Parallels Between Nazis, Jim Crow Explored

The next U.S. Holocaust Memorial Museum program in Atlanta will look at what Georgians were told about what was happening in Nazi Germany.

When the Fifth Baptist World Convention was held in Berlin in August 1934, German Baptists who saw Adolf Hitler as a nearly messianic figure got a different perspective from a particular set of delegates.

African-Americans visiting from the Jim Crow South recognized something all too familiar in the signs disallowing Jews from park benches, restaurants and shops, and it opened their eyes to the rising evil in Germany.

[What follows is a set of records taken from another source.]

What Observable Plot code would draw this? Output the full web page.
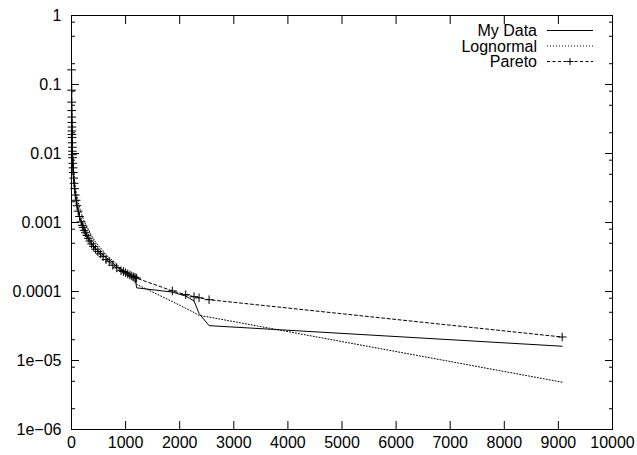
<!DOCTYPE html>
<html><head><meta charset="utf-8">
<script src="https://cdn.jsdelivr.net/npm/d3@7"></script>
<script src="https://cdn.jsdelivr.net/npm/@observablehq/plot@0.6"></script>
<style>body{margin:0;background:#fff} #chart{width:637px;height:455px}</style>
</head><body><div id="chart"></div>
<script>
const xs = [1,2,3,4,5,6,7,8,9,10,12,14,16,18,20,24,28,33,40,48,58,70,85,102,123,148,178,200,214,235,258,283,310,340,372,407,445,487,533,583,638,698,764,836,915,960,1000,1040,1080,1115,1150,1175,1204,1864,2111,2265,2358,2543,9070];
const myData = [0.15,0.085,0.054,0.043,0.033,0.029,0.024,0.021,0.019,0.0168,0.0145,0.0121,0.011,0.0094,0.0088,0.0071,0.0063,0.0052,0.0045,0.0036,0.0032,0.0025,0.0022,0.0017,0.0015,0.0012,0.00105,0.00089,0.00087,0.00076,0.00072,0.00066,0.00058,0.00055,0.0005,0.00046,0.00042,0.00039,0.00037,0.00034,0.00031,0.00029,0.00026,0.00023,0.00021,0.0002,0.00019,0.000185,0.000175,0.00017,0.000165,0.00016,0.000113,0.000098,0.000086,0.000073,0.000048,0.000032,0.0000161];
const lognormal = [0.17,0.09,0.06,0.046,0.037,0.031,0.027,0.024,0.021,0.019,0.016,0.014,0.0125,0.0112,0.0102,0.0088,0.0078,0.0068,0.0057,0.0048,0.0041,0.0034,0.0028,0.0024,0.002,0.00165,0.00138,0.00123,0.00115,0.00104,0.00096,0.00087,0.0008,0.00072,0.00064,0.00058,0.00052,0.00047,0.00043,0.00039,0.00034,0.00031,0.00028,0.00025,0.00021,0.000203,0.000192,0.00017,0.00016,0.00015,0.000142,0.000136,0.000127,0.0000714,0.0000571,0.0000497,0.0000449,0.0000426,0.00000485];
const pareto = [0.163,0.0827,0.0555,0.0419,0.0337,0.0282,0.0242,0.0212,0.0189,0.0171,0.0143,0.0123,0.0108,0.0096,0.0087,0.0072,0.0062,0.0053,0.0044,0.0037,0.0031,0.0025,0.0021,0.00175,0.00146,0.00122,0.00102,0.00091,0.00085,0.00077,0.00071,0.00065,0.00059,0.00054,0.00049,0.00045,0.00041,0.00038,0.00035,0.00032,0.00029,0.00027,0.00024,0.00022,0.0002,0.000195,0.000187,0.00018,0.000173,0.000168,0.000163,0.00016,0.000156,0.000102,0.00009,0.000084,0.000081,0.000076,0.0000219];

const xTicks = [0,1000,2000,3000,4000,5000,6000,7000,8000,9000,10000];
const xTickLabels = ["0","1000","2000","3000","4000","5000","6000","7000","8000","9000","10000"];
const yTicks = [1e-6,1e-5,1e-4,1e-3,1e-2,1e-1,1];
const yTickLabels = ["1e\u221206","1e\u221205","0.0001","0.001","0.01","0.1","1"];
const yMinorTicks = [2e-6,5e-6,8e-6,2e-5,5e-5,8e-5,2e-4,5e-4,8e-4,2e-3,5e-3,8e-3,2e-2,5e-2,8e-2,0.2,0.5,0.8];
const seriesNames = ["My Data","Lognormal","Pareto"];

const rows = xs.map((x, i) => ({x, data: myData[i], logn: lognormal[i], par: pareto[i]}));
const xLabelMap = new Map(xTicks.map((t, i) => [t, xTickLabels[i]]));
const yLabelMap = new Map(yTicks.map((t, i) => [t, yTickLabels[i]]));

const chart = Plot.plot({
  width: 637, height: 455,
  marginLeft: 71, marginRight: 25, marginTop: 15, marginBottom: 26,
  x: {domain: [0, 10000]},
  y: {type: "log", domain: [1e-6, 1]},
  style: {fontFamily: "'Liberation Sans', Arial, Helvetica, sans-serif", fontSize: "16px", color: "black", background: "white", overflow: "visible"},
  marks: [
    Plot.axisX(xTicks, {anchor: "bottom", tickSize: 8, dy: -8, fill: "none", label: null, tickFormat: () => ""}),
    Plot.axisX(xTicks, {anchor: "top", tickSize: 8, dy: 8, fill: "none", label: null, tickFormat: () => ""}),
    Plot.axisX(xTicks, {anchor: "bottom", tickSize: 0, tickPadding: 7, label: null, tickFormat: d => xLabelMap.get(d), fontVariant: "normal"}),
    Plot.axisY(yTicks, {anchor: "left", tickSize: 8, dx: 8, fill: "none", label: null, tickFormat: () => ""}),
    Plot.axisY(yTicks, {anchor: "right", tickSize: 8, dx: -8, fill: "none", label: null, tickFormat: () => ""}),
    Plot.axisY(yMinorTicks, {anchor: "left", tickSize: 4, dx: 4, fill: "none", label: null, tickFormat: () => ""}),
    Plot.axisY(yMinorTicks, {anchor: "right", tickSize: 4, dx: -4, fill: "none", label: null, tickFormat: () => ""}),
    Plot.axisY(yTicks, {anchor: "left", tickSize: 0, tickPadding: 10, label: null, tickFormat: d => yLabelMap.get(d), fontVariant: "normal"}),
    Plot.line(rows, {x: "x", y: "logn", stroke: "black", strokeWidth: 1, strokeDasharray: "1,2"}),
    Plot.line(rows, {x: "x", y: "par", stroke: "black", strokeWidth: 1, strokeDasharray: "3,2.5"}),
    Plot.line(rows, {x: "x", y: "data", stroke: "black", strokeWidth: 1}),
    Plot.dot(rows, {x: "x", y: "par", symbol: "plus", r: 2.9, stroke: "black", strokeWidth: 1}),
    Plot.frame({stroke: "black", strokeWidth: 1})
  ]
});
document.getElementById("chart").appendChild(chart);

// legend (top-right, inside the frame)
const svg = d3.select(chart);
const g = svg.append("g").attr("font-family", "'Liberation Sans', Arial, Helvetica, sans-serif").attr("font-size", 16).attr("fill", "black");
const dashes = [null, "1,2", "3,2.5"];
seriesNames.forEach((name, i) => {
  const cy = 30.5 + i * 15.5;
  g.append("text").attr("x", 537).attr("y", cy + 5.5).attr("text-anchor", "end").text(name);
  const ln = g.append("line").attr("x1", 547).attr("x2", 593).attr("y1", cy).attr("y2", cy).attr("stroke", "black").attr("stroke-width", 1);
  if (dashes[i]) ln.attr("stroke-dasharray", dashes[i]);
  if (i === 2) {
    g.append("path").attr("d", `M566.5,${cy}h7M570,${cy - 3.5}v7`).attr("stroke", "black").attr("fill", "none");
  }
});
</script></body></html>
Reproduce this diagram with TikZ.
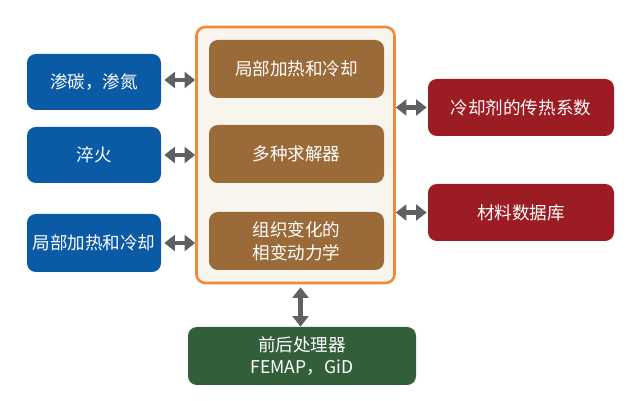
\documentclass[tikz,border=0pt]{standalone}
\usepackage{fontspec}
\setmainfont{Noto Sans CJK SC}
\usetikzlibrary{positioning,arrows.meta}
\definecolor{boxblue}{HTML}{0B5AA6}
\definecolor{boxbrown}{HTML}{9A6A38}
\definecolor{boxred}{HTML}{9B1C22}
\definecolor{boxgreen}{HTML}{335E3A}
\definecolor{frameorange}{HTML}{F08A3C}
\definecolor{cream}{HTML}{F8F4EE}
\tikzset{
 box/.style={rounded corners=5pt,text=white,font=\fontsize{10}{13}\selectfont,align=center,inner sep=0pt},
 link/.style={{Triangle[width=9pt,length=6pt]}-{Triangle[width=9pt,length=6pt]},line width=2.8pt,draw=gray!75!black}
}
\begin{document}
\begin{tikzpicture}[x=0.02cm,y=-0.02cm]
 \useasboundingbox (0,0) rectangle (640,401);
 % frame
 \node (frame) [draw=frameorange,line width=1.5pt,fill=cream,rounded corners=5pt,minimum width=198*0.02cm,minimum height=256*0.02cm,inner sep=0pt] at (295.5,155) {};
 % left
 \node (carb) [box,fill=boxblue,minimum width=134*0.02cm,minimum height=56*0.02cm] at (94,82) {渗碳，渗氮};
 \node (quen) [box,fill=boxblue,minimum width=134*0.02cm,minimum height=56*0.02cm] at (94,155) {淬火};
 \node (lheat) [box,fill=boxblue,minimum width=134*0.02cm,minimum height=58*0.02cm] at (94,243) {局部加热和冷却};
 % center
 \node (cheat) [box,fill=boxbrown,minimum width=175*0.02cm,minimum height=58*0.02cm] at (296.5,69) {局部加热和冷却};
 \node (solv) [box,fill=boxbrown,minimum width=175*0.02cm,minimum height=58*0.02cm] at (296.5,154) {多种求解器};
 \node (phase) [box,fill=boxbrown,minimum width=175*0.02cm,minimum height=58*0.02cm] at (296.5,241) {组织变化的\\相变动力学};
 % right
 \node (coef) [box,fill=boxred,minimum width=186*0.02cm,minimum height=57*0.02cm] at (521,107.5) {冷却剂的传热系数};
 \node (mdb) [box,fill=boxred,minimum width=186*0.02cm,minimum height=57*0.02cm] at (521,212.5) {材料数据库};
 % bottom
 \node (post) [box,fill=boxgreen,minimum width=228*0.02cm,minimum height=58*0.02cm] at (302,356) {前后处理器\\FEMAP，GiD};
 % links
 \draw[link] (carb.east) ++(3,-2) coordinate (a1) -- (a1 -| frame.west);
 \draw[link] (quen.east) ++(3,0) coordinate (a2) -- (a2 -| frame.west);
 \draw[link] (lheat.east) ++(3,0) coordinate (a3) -- (a3 -| frame.west);
 \draw[link] (coef.west) ++(-1,0) coordinate (a4) -- (a4 -| frame.east);
 \draw[link] (mdb.west) ++(-1,0) coordinate (a5) -- (a5 -| frame.east);
 \draw[link] (frame.south) ++(5,3) coordinate (a6) -- (a6 |- post.north);
\end{tikzpicture}
\end{document}
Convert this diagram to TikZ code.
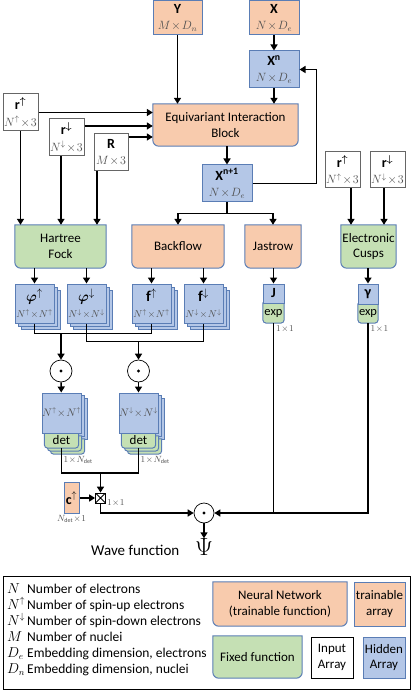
\documentclass[tikz,border=0pt]{standalone}
\usepackage{amsmath,amssymb}
\usepackage{fontspec}
\setmainfont{Carlito}
\usepackage{tikz}
\usetikzlibrary{calc,arrows.meta,positioning,shadows,backgrounds}

\definecolor{nnfill}{HTML}{F8CBAD}
\definecolor{hidfill}{HTML}{B4C7E7}
\definecolor{fixfill}{HTML}{C5E0B4}
\definecolor{bord}{HTML}{5A7DB5}
\definecolor{dimtxt}{HTML}{505050}

\newcommand{\arrtxt}[2]{{\fontsize{14}{14}\selectfont\bfseries #1}\\[1pt]{\color{dimtxt}\fontsize{11.5}{11.5}\selectfont\medmuskip=1.5mu$#2$}}
\newcommand{\stacktxt}[2]{{\fontsize{15}{15}\selectfont$#1$}\\[1pt]{\color{dimtxt}\fontsize{10}{10}\selectfont$#2$}}
\newcommand{\keysym}[1]{\makebox[20pt][l]{$#1$}}
\newcommand{\fnrad}{6pt}
% rounded lower corners, [offset] node fill
\newcommand{\fnpath}[3][0]{%
  \draw[fn line, fill=#3] ([shift={(#1pt,-#1pt)}]#2.north west) -- ([shift={(#1pt,-#1pt)}]#2.north east)
    -- ([shift={(#1pt,-#1pt+\fnrad)}]#2.south east) arc[start angle=0,end angle=-90,radius=\fnrad]
    -- ([shift={(#1pt+\fnrad,-#1pt)}]#2.south west) arc[start angle=-90,end angle=-180,radius=\fnrad] -- cycle;}
\newcommand{\stackrect}[2]{\draw[fn line, fill=hidfill] ([shift={(#2pt,-#2pt)}]#1.north west) rectangle ([shift={(#2pt,-#2pt)}]#1.south east);}

\tikzset{
    every node/.style={font=\fontsize{13}{15.5}\selectfont},
    box/.style={draw=bord, line width=1pt, inner sep=0pt, align=center, minimum width=50pt, minimum height=37pt},
    in node/.style={box, draw=black!60, fill=white},
    hid node/.style={box, fill=hidfill},
    nn node/.style={box, fill=nnfill},
    fn node/.style={inner sep=0pt, align=center, minimum height=43pt},
    stack node/.style={hid node, minimum width=39pt, minimum height=39pt,
        copy shadow={shadow xshift=6pt, shadow yshift=-6pt}, copy shadow={shadow xshift=3pt, shadow yshift=-3pt}},
    dot node/.style={circle, draw, line width=0.7pt, minimum size=22pt, inner sep=0pt,
        path picture={\fill (path picture bounding box.center) circle (1.7pt);}},
    dim label/.style={text=dimtxt, inner sep=1pt, font=\fontsize{9}{10}\selectfont},
    fn line/.style={draw=bord, line width=1pt},
    wire/.style={line width=1.6pt}
}

\begin{document}
\begin{tikzpicture}[x=1pt,y=1pt,>={Triangle[length=6pt,width=7pt]}]
    \useasboundingbox (0,0) rectangle (415,-692);

    % inputs and interaction block
    \node[nn node, minimum width=49pt, minimum height=34pt] (Y) at (177.5,-18) {\arrtxt{Y}{M\times D_n}};
    \node[nn node, minimum height=34pt] (X) at (274,-18) {\arrtxt{X}{N\times D_e}};
    \node[hid node] (xn) at (274,-69.5) {\arrtxt{X\textsuperscript{n}}{N\times D_e}};
    \node[fn node, minimum width=145pt, minimum height=42pt] (eib) at (225.5,-125) {Equivariant Interaction\\Block};
    \node[in node, minimum width=35pt] (rup) at (20.5,-112.5) {\arrtxt{r$^{\boldsymbol{\uparrow}}$}{N^{\uparrow}\times 3}};
    \node[in node, minimum width=35pt] (rdn) at (66.5,-137.5) {\arrtxt{r$^{\boldsymbol{\downarrow}}$}{N^{\downarrow}\times 3}};
    \node[in node, minimum width=34pt] (R) at (111,-152.5) {\arrtxt{R}{M\times 3}};
    \node[hid node] (xn1) at (227,-183.5) {\arrtxt{X\textsuperscript{n+1}}{N\times D_e}};
    \node[in node, minimum width=35pt, minimum height=36pt] (rup2) at (342.5,-170) {\arrtxt{r$^{\boldsymbol{\uparrow}}$}{N^{\uparrow}\times 3}};
    \node[in node, minimum width=35pt, minimum height=36pt] (rdn2) at (387.5,-170) {\arrtxt{r$^{\boldsymbol{\downarrow}}$}{N^{\downarrow}\times 3}};

    % functions
    \node[fn node, minimum width=91pt] (hf) at (60.5,-246.5) {Hartree\\Fock};
    \node[fn node, minimum width=92pt] (bf) at (178,-246.5) {Backflow};
    \node[fn node, minimum width=56pt] (js) at (273,-246.5) {Jastrow};
    \node[fn node, minimum width=55pt] (ec) at (368.5,-246.5) {Electronic\\Cusps};

    % orbitals
    \node[stack node] (phiu) at (34.5,-303.5) {\stacktxt{\boldsymbol{\varphi}^{\uparrow}}{N^{\uparrow}\!\times\! N^{\uparrow}}};
    \node[stack node] (phid) at (86.5,-303.5) {\stacktxt{\boldsymbol{\varphi}^{\downarrow}}{N^{\downarrow}\!\times\! N^{\downarrow}}};
    \node[stack node] (fu) at (151.5,-303.5) {\stacktxt{\mathbf{f}^{\uparrow}}{N^{\uparrow}\!\times\! N^{\uparrow}}};
    \node[stack node] (fd) at (203.5,-303.5) {\stacktxt{\mathbf{f}^{\downarrow}}{N^{\downarrow}\!\times\! N^{\downarrow}}};
    \node[hid node, minimum width=21pt, minimum height=19pt, font=\fontsize{14}{14}\selectfont\bfseries] (J) at (273.5,-293.5) {J};
    \node[fn node, minimum width=21pt, minimum height=20pt, font=\fontsize{12.5}{14}\selectfont] (jexp) at (273.5,-313) {exp};
    \node[hid node, minimum width=20pt, minimum height=20pt, font=\fontsize{14}{14}\selectfont\bfseries] (gam) at (368,-294) {γ};
    \node[fn node, minimum width=20pt, minimum height=19pt, font=\fontsize{12.5}{14}\selectfont] (gexp) at (368,-313.5) {exp};
    \node[dim label, anchor=north west] (jdim) at ([xshift=1.5pt,yshift=-1pt]jexp.south) {$1\!\times\!1$};
    \node[dim label, anchor=north west] (gdim) at ([xshift=1.5pt,yshift=-1pt]gexp.south) {$1\!\times\!1$};

    % products and determinants
    \node[dot node] (o1) at (61,-371) {};
    \node[dot node] (o2) at (138.5,-371) {};
    \node[hid node, minimum width=39pt, minimum height=40pt] (hl) at (61.5,-413) {\fontsize{10.5}{10}\selectfont\color{dimtxt}$N^{\uparrow}\!\times\! N^{\uparrow}$};
    \node[hid node, minimum width=39pt, minimum height=40pt] (hr) at (138.5,-413) {\fontsize{10.5}{10}\selectfont\color{dimtxt}$N^{\downarrow}\!\times\! N^{\downarrow}$};
    \node[fn node, minimum width=34pt, minimum height=15pt] (dl) at (61.5,-440.5) {det};
    \node[fn node, minimum width=34pt, minimum height=15pt] (dr) at (138.5,-440.5) {det};
    \node[dim label, anchor=north west] (dldim) at ([xshift=1pt,yshift=-7pt]dl.south) {$1\!\times\! N_{\mathrm{det}}$};
    \node[dim label, anchor=north west] (drdim) at ([xshift=1pt,yshift=-7pt]dr.south) {$1\!\times\! N_{\mathrm{det}}$};
    \node[draw, line width=0.8pt, minimum size=10pt, inner sep=0pt,
        path picture={\draw (path picture bounding box.north west) -- (path picture bounding box.south east)
                            (path picture bounding box.north east) -- (path picture bounding box.south west);}] (xb) at (100.5,-498) {};
    \node[nn node, minimum width=15pt, minimum height=31pt, font=\fontsize{14}{14}\selectfont] (c) at (71.5,-498) {$\mathbf{c}^{\uparrow}$};
    \node[dim label, anchor=north] (cdim) at (c.south) {$N_{\mathrm{det}}\!\times\!1$};
    \node[dim label, anchor=north west] (xbdim) at (xb.east) {$1\!\times\!1$};
    \node[dot node, minimum size=20pt] (o3) at (204,-513) {};
    \node[inner sep=0pt, font=\fontsize{28}{28}\selectfont] (psi) at (204,-547) {$\Psi$};
    \node[anchor=base east, font=\fontsize{15}{15}\selectfont] (wave) at ([xshift=-12pt]psi.base west) {Wave function};

    % legend
    \node[draw, line width=0.8pt, minimum width=407pt, minimum height=113pt] (legend) at (206.5,-632.5) {};
    \node[anchor=north west, align=left, inner sep=0pt, font=\fontsize{13.5}{16}\selectfont] (key) at (7,-583) {%
        \keysym{N}Number of electrons\\
        \keysym{N^{\uparrow}}Number of spin-up electrons\\
        \keysym{N^{\downarrow}}Number of spin-down electrons\\
        \keysym{M}Number of nuclei\\
        \keysym{D_e}Embedding dimension, electrons\\
        \keysym{D_n}Embedding dimension, nuclei};
    \node[fn node, minimum width=134pt, minimum height=44pt] (keynn) at (280,-604) {Neural Network\\(trainable function)};
    \node[nn node, minimum width=51pt, minimum height=44pt] (keytr) at (379.5,-604) {trainable\\array};
    \node[fn node, minimum width=89pt, minimum height=42pt] (keyfix) at (257.5,-657) {Fixed function};
    \node[box, draw=black, minimum width=42pt, minimum height=41pt] (keyin) at (332,-657.5) {Input\\Array};
    \node[hid node, minimum width=42pt, minimum height=41pt] (keyhid) at (384,-657.5) {Hidden\\Array};

    \begin{pgfonlayer}{background}
        \foreach \n/\c in {eib/nnfill,hf/fixfill,bf/nnfill,js/nnfill,ec/fixfill,keynn/nnfill,keyfix/fixfill}
            {\fnpath{\n}{\c}}
        \renewcommand{\fnrad}{3.5pt}
        \foreach \n in {jexp,gexp} {\fnpath{\n}{fixfill}}
        \foreach \d/\h in {dl/hl,dr/hr} {
            \foreach \s in {6,3} {\stackrect{\h}{\s} \fnpath[\s]{\d}{fixfill}}
            \fnpath{\d}{fixfill}
        }
    \end{pgfonlayer}

    % connectors
    \coordinate (rdnout) at ([yshift=11.5pt]rdn.east);
    \coordinate (Rout) at ([yshift=15.5pt]R.east);
    \coordinate (rdnd) at ([xshift=-5.5pt]rdn.south);
    \coordinate (Rd) at ([xshift=-14pt]R.south);
    \coordinate (rup2d) at ([xshift=8.5pt]rup2.south);
    \coordinate (rdn2d) at ([xshift=-3.5pt]rdn2.south);
    \coordinate (split) at ([yshift=-11pt]xn1.south);

    \draw[wire,->] (Y.south) -- (Y.south |- eib.north);
    \draw[wire,->] (X.south) -- (xn.north);
    \draw[wire,->] (xn.south) -- (xn.south |- eib.north);
    \draw[wire,->] (rup.east) -- (rup.east -| eib.west);
    \draw[wire,->] (rdnout) -- (rdnout -| eib.west);
    \draw[wire,->] (Rout) -- (Rout -| eib.west);
    \draw[wire,->] (rup.south) -- (rup.south |- hf.north);
    \draw[wire,->] (rdnd) -- (rdnd |- hf.north);
    \draw[wire,->] (Rd) -- (Rd |- hf.north);
    \draw[wire,->] (xn1.north |- eib.south) -- (xn1.north);
    \draw[wire,->] (xn1.east) -- ++(64,0) |- (xn.east);
    \draw[wire] (xn1.south) -- (split);
    \draw[wire,->] (split) -| (bf.north);
    \draw[wire,->] (split) -| (js.north);
    \draw[wire,->] (rup2d) -- (rup2d |- ec.north);
    \draw[wire,->] (rdn2d) -- (rdn2d |- ec.north);

    \foreach \s in {phiu,phid} \draw[wire,->] (\s.north |- hf.south) -- (\s.north);
    \foreach \s in {fu,fd} \draw[wire,->] (\s.north |- bf.south) -- (\s.north);
    \draw[wire,->] (J.north |- js.south) -- (J.north);
    \draw[wire,->] (gam.north |- ec.south) -- (gam.north);

    \coordinate (j1) at ([yshift=-10pt]phiu.south);
    \coordinate (j2) at ([yshift=-18pt]phid.south);
    \draw[wire] (phiu.south) -- (j1) -| (fu.south);
    \draw[wire] (phid.south) -- (j2) -| (fd.south);
    \draw[wire,->] (j1 -| o1) -- (o1);
    \draw[wire,->] (j2 -| o2) -- (o2);
    \draw[wire,->] (o1) -- (hl);
    \draw[wire,->] (o2) -- (hr);

    \coordinate (j3) at ([yshift=-25pt]dl.south);
    \draw[wire] (dl.south) -- (j3) -| (dr.south);
    \draw[wire,->] (j3 -| xb) -- (xb);
    \draw[wire,->] (c) -- (xb);
    \draw[wire,->] (xb.south) |- (o3.west);
    \draw[wire,->] (gexp.south) |- (o3.east);
    \draw[wire] (jexp.south) -- (jexp.south |- o3.east);
    \draw[wire,->] (o3) -- (psi);
\end{tikzpicture}
\end{document}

Victoria Barnett of the U.S. Holocaust Memorial Museum pointed out the parallels during a program on “Religion and Public Life in the Holocaust and the Jim Crow South,” held at Georgia State University and sponsored by the Holocaust Memorial Museum on Aug. 28.

The program also featured presentations by history professor Glenn T. Eskew and religious studies professor Monique Moultrie, who mentioned Stone Mountain, visible from the 23rd-floor windows of the Troy Moore Library, the venue for the free event.

The museum sponsored a program with a different angle on the Holocaust and Jim Crow on Sept. 27 in Birmingham: “Toward Healing and Reconciliation: Lessons From the Holocaust and the Jim Crow South.”

The museum is presenting another panel discussion in Atlanta on Wednesday, Nov. 1: “Americans and the Nazi Threat: What Did Georgians Know?”

University of Georgia history professor John Morrow Jr. will moderate a panel consisting of Alexis Scott, publisher emerita of the Atlanta Daily World; Derrick Angermeier, a doctoral candidate at UGA; and David Klevan, an education outreach specialist for the museum.

The discussion will include newspaper articles uncovered by volunteers, including pieces from the Southern Israelite, to show what the public was being told about the Nazis during the 1930s and 1940s.

The free program starts at 7 p.m. at The Temple, 1589 Peachtree St., Midtown. Register at www.ushmm.org/events/nazi-threat-atlanta.